Legislation to curb sexual assault on college campuses in New York is set to become law. Governor Andrew Cuomo had introduced the bill in January 2015.
The “Enough is Enough” bill encourages victims of sexual assault on campus to report the incident and bolsters support services for victims. Significantly, the legislation adopts a statewide affirmative consent definition for college campuses. Following in California’s footsteps, the New York legislation defines consent as a:
“knowing, voluntary, and mutual decision among all participants to engage in sexual activity” and specifies that “consent can be given by words or actions, as long as those words or actions create clear permission regarding willingness to engage in the sexual activity.”
The bill also includes:
- A statewide amnesty policy to ensure students reporting incidents of sexual assault will not face discipline for otherwise violating the college’s code of conduct, including any drug or alcohol policy;
- A Students’ Bill of Rights, which must be distributed to all students, identifying students’ rights, including the right to report such incidents to outside law enforcement, and how students may access resources;
- Comprehensive training requirements for students, faculty, staff, and administration; and
- Reporting requirements for secondary institutions to report annually data on the number of reported sexual assaults along with their adjudication.
The bill also creates a new unit within the New York State police department: the “sexual assault victims unit.” The unit would specialize in handling sexual assault and providing assistance to campus police. Finally, a commitment of $10 million has been pledged in the legislation to help combat campus sexual assault.

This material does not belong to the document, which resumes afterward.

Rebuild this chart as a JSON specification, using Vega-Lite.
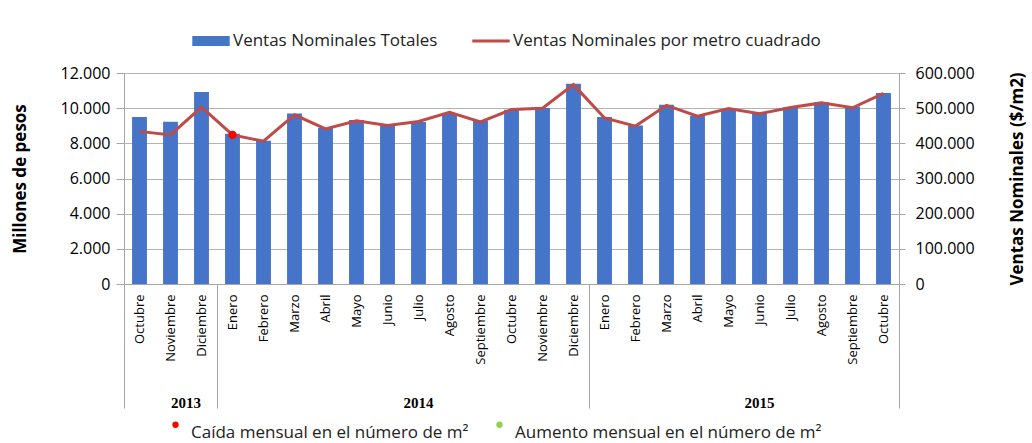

Except for the affirmative consent definition included in the bill, much of the legislation builds upon the requirements of the Campus SaVE Act, which was part of the Violence Against Women Reauthorization Act signed into law by President Barack Obama in 2013. Secondary schools have until July 1, 2015, to finalize policies and procedures to comply with Campus SaVE. Now, secondary schools in New York State also must revise their policies to comply with “Enough is Enough.”